# Flower room



## ray jay (Feb 8, 2010)

Just playing with my camera.


----------



## 2Dog (Feb 8, 2010)

those look nice what strain please?


----------



## ray jay (Feb 8, 2010)

Thanks 2 Dog, There are a few different strains in there. The two pics on the left there are some Blueberry,Moby Richard. Crystal, Bubblelicious, Pineapple express, and I think pure gold. The plants in the other pics I dont know what they are? Two summers ago had males and females outside from bagseed. Took all the males and shook them over all the girls. Have a whole lot of seeds this is one of the strains. Hope this made since.


----------



## 2Dog (Feb 8, 2010)

lol it did mystery seeds..


----------



## ray jay (Feb 8, 2010)

Thats what I'll call it then.

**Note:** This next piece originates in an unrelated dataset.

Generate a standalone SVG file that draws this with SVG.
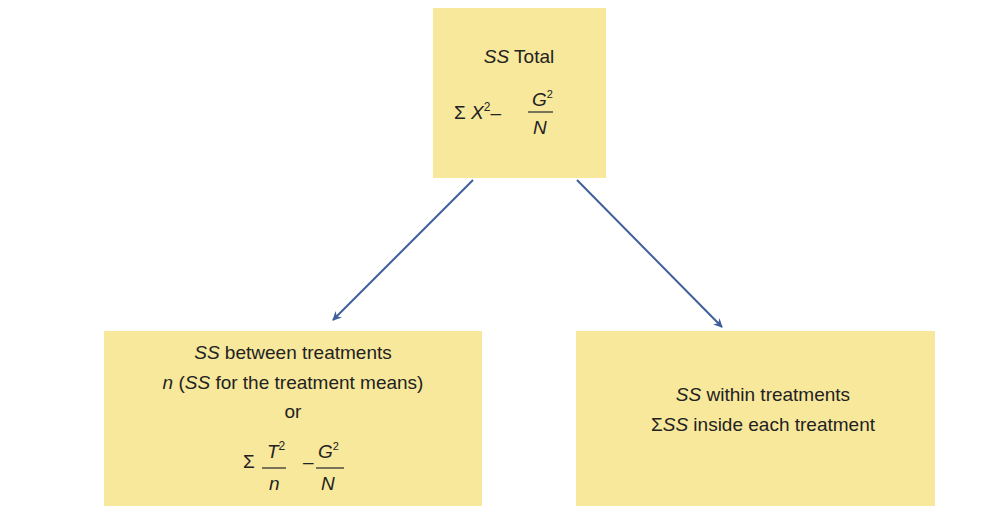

Mystery weed from my mystery seeds.


----------



## Trafic (Feb 8, 2010)

Nice looking room.  What lights are you using?


----------



## ray jay (Feb 8, 2010)

Thanks trafic, I have 3 600 watt with air cooled hoods. Just got them, this is the first grow using the lumatek digital ballasts. Hopping to see a difference.


----------



## 2Dog (Feb 8, 2010)

lol u will in the electric bill!! the sad part is I know from experience...


----------



## ray jay (Feb 8, 2010)

I had a 1000 watt and a 600 watt before. Only 200 more watts with the three 600's. Should only be a few bucks more a month.


----------



## shortkutz (Feb 23, 2010)

what strain?


----------



## High_Flyer (Mar 1, 2010)

I bet that is such a heavenly scent


----------



## ray jay (Mar 1, 2010)

It is starting tostink in there. Here are a few recent ones. Also the next in line.


----------



## oregonduck76 (Dec 5, 2011)

nice room, 1000w hps??


----------



## Irish (Dec 17, 2011)

bump...:hubba: 

:48:


----------



## 4u2sm0ke (Dec 18, 2011)

:rofl:


*Ray *And I been smokeing on that room...

This thread is over a year old..:doh:


----------